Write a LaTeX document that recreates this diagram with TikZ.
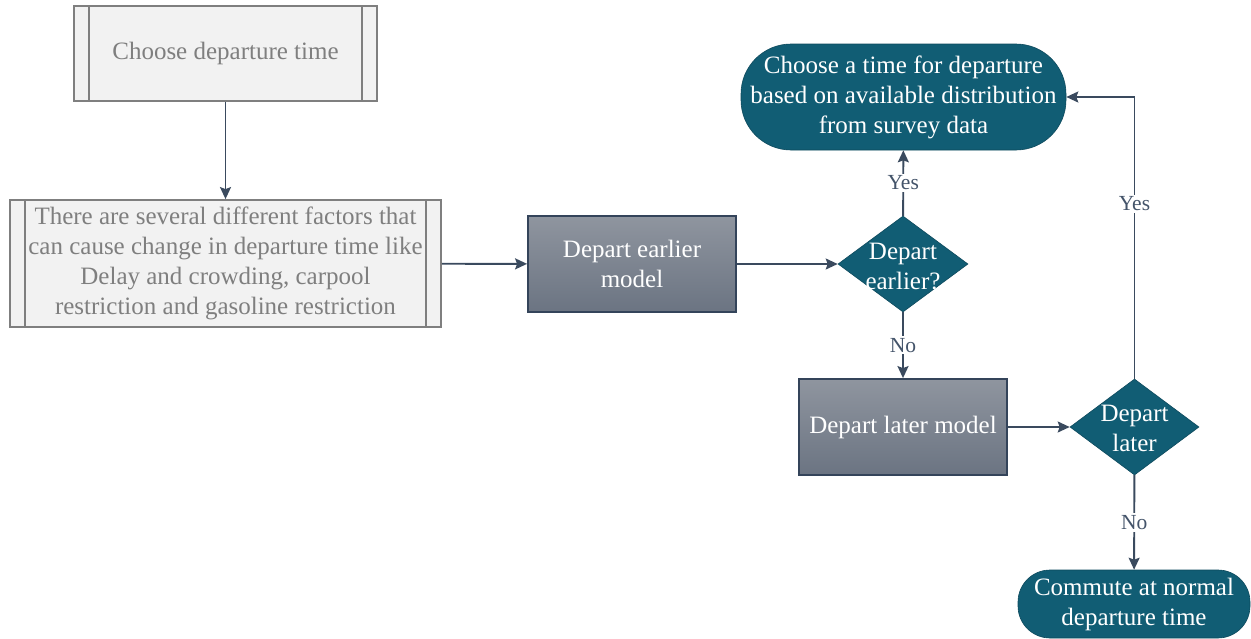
\documentclass[tikz,border=0pt]{standalone}
\usepackage{fontspec}
\setmainfont{Liberation Serif}
\usetikzlibrary{shapes.geometric,arrows.meta}
\definecolor{teal}{HTML}{115D74}
\definecolor{edge}{HTML}{3A4A5E}
\definecolor{greytext}{HTML}{7F7F7F}
\definecolor{boxfill}{HTML}{F2F2F2}
\definecolor{modtop}{HTML}{8F959F}
\definecolor{modbot}{HTML}{6B7482}
\definecolor{modline}{HTML}{34445A}
\definecolor{lbl}{HTML}{44546A}
\tikzset{
  bigfont/.style={font=\fontsize{25}{30}\selectfont},
  procbox/.style={rectangle, draw=greytext, line width=1.8pt, fill=boxfill,
    text=greytext, bigfont, align=center, inner sep=0pt},
  modelbox/.style={rectangle, draw=modline, line width=1.8pt,
    top color=modtop, bottom color=modbot, text=white, bigfont, align=center, inner sep=0pt},
  decision/.style={diamond, fill=teal, draw=teal!80!black, line width=0.6pt, inner sep=0pt},
  terminal/.style={rectangle, fill=teal, draw=teal!80!black, line width=0.6pt,
    text=white, bigfont, align=center, inner sep=0pt},
  plain/.style={text=white, bigfont, align=center, inner sep=0pt},
  flow/.style={draw=edge, line width=1.9pt, -{Stealth[length=12pt,width=11pt,inset=2pt]}},
  choice/.style={fill=white, text=lbl, font=\fontsize{21.5}{24}\selectfont, inner sep=2pt},
}
\begin{document}
\begin{tikzpicture}[x=1pt,y=-1pt]
\useasboundingbox (0,0) rectangle (1251,638);

% predefined-process boxes
\node[procbox, minimum width=303pt, minimum height=95pt] (start) at (225.5,53.5) {Choose departure time};
\draw[greytext, line width=1.8pt] ([xshift=16pt]start.north west) -- ([xshift=16pt]start.south west)
  ([xshift=-16pt]start.north east) -- ([xshift=-16pt]start.south east);

\node[procbox, minimum width=431pt, minimum height=127pt] (factors) at (225.5,263.5)
  {There are several different factors that\\can cause change in departure time like\\Delay and crowding, carpool\\restriction and gasoline restriction};
\draw[greytext, line width=1.8pt] ([xshift=16pt]factors.north west) -- ([xshift=16pt]factors.south west)
  ([xshift=-16pt]factors.north east) -- ([xshift=-16pt]factors.south east);

% model boxes
\node[modelbox, minimum width=208pt, minimum height=96pt] (earlier) at (632,264) {Depart earlier\\model};
\node[modelbox, minimum width=208pt, minimum height=96pt] (later) at (903,427) {Depart later model};

% decisions
\node[decision, minimum width=130pt, minimum height=96pt] (q1) at (903,264) {};
\node[plain] (q1t) at ([yshift=-2pt]q1) {Depart\\earlier?};
\node[decision, minimum width=129pt, minimum height=96pt] (q2) at (1134.5,427) {};
\node[plain] (q2t) at ([yshift=-1.5pt]q2) {Depart\\later};

% terminals
\node[terminal, minimum width=325pt, minimum height=106pt, rounded corners=50pt] (choose) at (903.5,97)
  {Choose a time for departure\\based on available distribution\\from survey data};
\node[terminal, minimum width=232pt, minimum height=68pt, rounded corners=32pt] (normal) at (1134,604)
  {Commute at normal\\departure time};

% connectors
\draw[flow] (start) -- (factors);
\draw[flow] (factors) -- (earlier);
\draw[flow] (earlier) -- (q1);
\draw[flow] (q1) -- node[choice] (yes1) {Yes} (choose);
\draw[flow] (q1) -- node[choice] (no1) {No} (later);
\draw[flow] (later) -- (q2);
\draw[flow] (q2.north) -- node[choice, pos=0.62] (yes2) {Yes} (q2.north |- choose.east) -- (choose.east);
\draw[flow] (q2) -- node[choice] (no2) {No} (normal);
\end{tikzpicture}
\end{document}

SHORT PROBLEM:
Retype the data above exactly; pictures are not part of the copy.

RESULT FOR THIS EXERCISE:
Write a LaTeX document that recreates this diagram with TikZ.
\documentclass[tikz,border=0pt]{standalone}
\usepackage{fontspec}
\setmainfont{Liberation Serif}
\usetikzlibrary{shapes.geometric,arrows.meta}
\definecolor{teal}{HTML}{115D74}
\definecolor{edge}{HTML}{3A4A5E}
\definecolor{greytext}{HTML}{7F7F7F}
\definecolor{boxfill}{HTML}{F2F2F2}
\definecolor{modtop}{HTML}{8F959F}
\definecolor{modbot}{HTML}{6B7482}
\definecolor{modline}{HTML}{34445A}
\definecolor{lbl}{HTML}{44546A}
\tikzset{
  bigfont/.style={font=\fontsize{25}{30}\selectfont},
  procbox/.style={rectangle, draw=greytext, line width=1.8pt, fill=boxfill,
    text=greytext, bigfont, align=center, inner sep=0pt},
  modelbox/.style={rectangle, draw=modline, line width=1.8pt,
    top color=modtop, bottom color=modbot, text=white, bigfont, align=center, inner sep=0pt},
  decision/.style={diamond, fill=teal, draw=teal!80!black, line width=0.6pt, inner sep=0pt},
  terminal/.style={rectangle, fill=teal, draw=teal!80!black, line width=0.6pt,
    text=white, bigfont, align=center, inner sep=0pt},
  plain/.style={text=white, bigfont, align=center, inner sep=0pt},
  flow/.style={draw=edge, line width=1.9pt, -{Stealth[length=12pt,width=11pt,inset=2pt]}},
  choice/.style={fill=white, text=lbl, font=\fontsize{21.5}{24}\selectfont, inner sep=2pt},
}
\begin{document}
\begin{tikzpicture}[x=1pt,y=-1pt]
\useasboundingbox (0,0) rectangle (1251,638);

% predefined-process boxes
\node[procbox, minimum width=303pt, minimum height=95pt] (start) at (225.5,53.5) {Choose departure time};
\draw[greytext, line width=1.8pt] ([xshift=16pt]start.north west) -- ([xshift=16pt]start.south west)
  ([xshift=-16pt]start.north east) -- ([xshift=-16pt]start.south east);

\node[procbox, minimum width=431pt, minimum height=127pt] (factors) at (225.5,263.5)
  {There are several different factors that\\can cause change in departure time like\\Delay and crowding, carpool\\restriction and gasoline restriction};
\draw[greytext, line width=1.8pt] ([xshift=16pt]factors.north west) -- ([xshift=16pt]factors.south west)
  ([xshift=-16pt]factors.north east) -- ([xshift=-16pt]factors.south east);

% model boxes
\node[modelbox, minimum width=208pt, minimum height=96pt] (earlier) at (632,264) {Depart earlier\\model};
\node[modelbox, minimum width=208pt, minimum height=96pt] (later) at (903,427) {Depart later model};

% decisions
\node[decision, minimum width=130pt, minimum height=96pt] (q1) at (903,264) {};
\node[plain] (q1t) at ([yshift=-2pt]q1) {Depart\\earlier?};
\node[decision, minimum width=129pt, minimum height=96pt] (q2) at (1134.5,427) {};
\node[plain] (q2t) at ([yshift=-1.5pt]q2) {Depart\\later};

% terminals
\node[terminal, minimum width=325pt, minimum height=106pt, rounded corners=50pt] (choose) at (903.5,97)
  {Choose a time for departure\\based on available distribution\\from survey data};
\node[terminal, minimum width=232pt, minimum height=68pt, rounded corners=32pt] (normal) at (1134,604)
  {Commute at normal\\departure time};

% connectors
\draw[flow] (start) -- (factors);
\draw[flow] (factors) -- (earlier);
\draw[flow] (earlier) -- (q1);
\draw[flow] (q1) -- node[choice] (yes1) {Yes} (choose);
\draw[flow] (q1) -- node[choice] (no1) {No} (later);
\draw[flow] (later) -- (q2);
\draw[flow] (q2.north) -- node[choice, pos=0.62] (yes2) {Yes} (q2.north |- choose.east) -- (choose.east);
\draw[flow] (q2) -- node[choice] (no2) {No} (normal);
\end{tikzpicture}
\end{document}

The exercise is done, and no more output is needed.